After a great deal of pressure, I feel that I need to clear up the issue of whether I have taken advantage of an offshore company to avoid paying tax.

As you are aware, I have always been open and transparent about my tax affairs and even published my tax return a few years ago SEE BLOG HERE.

Offshore kibble account.

Me with the £20 I saved by putting my kibble offshore.

I have never heard of to Mossack Fonseca (sounds like a pedigree dog to me) and the only Bahamas I know of are those yellow fruit wot Ian sometimes gives to me as a treat.
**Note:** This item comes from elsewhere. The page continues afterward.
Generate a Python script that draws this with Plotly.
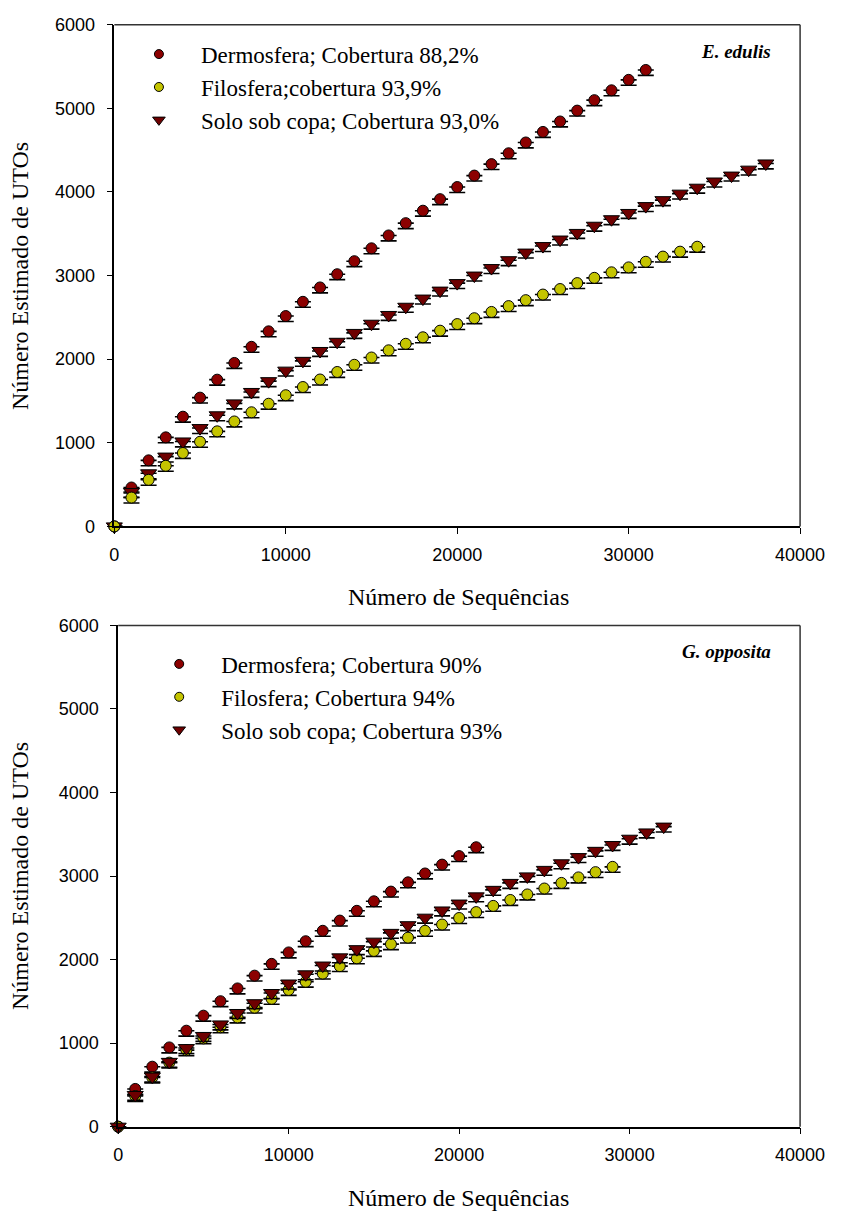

I do however, keep my biscuits in the laundry room. This is for safe keeping and nothing to do with saving money – it’s just a biscuit efficient location.

Ian buys the biscuits out of taxed income from the pet shop and transfers them into a biscuit efficient vessel. This is purely to keep them dry and crisp and nothing to do with tax. The biscuits are then kept in the laundry room until they are required by me on walks and stuff. I ask Ian for the biscuits and he opens the biscuit efficient vessel and takes out a handful and puts them in his pocket. He then transfers these biscuits into his other pocket leaving a few to avoid incurring any Canine Gains Tax (CGT). The rest are declared to me as and when required. Any biscuits that are left are returned to the biscuit efficient vessel and accounted for by creating Bearer Bones.

Chews are however treated differently.  I operate a Flexible Chewing Structure whereby I get Ian to take the chews down the pub and then eat those treats supplied by the pub. My chews can then be returned to the laundry room and used again at a later date. This is a double entry system used by many dogs and whilst morally suspect I am a dog and have no morals.

I hope this has cleared things up.

Ozy – store your biscuits with me here at The Old Cider House and I won’t tell anyone!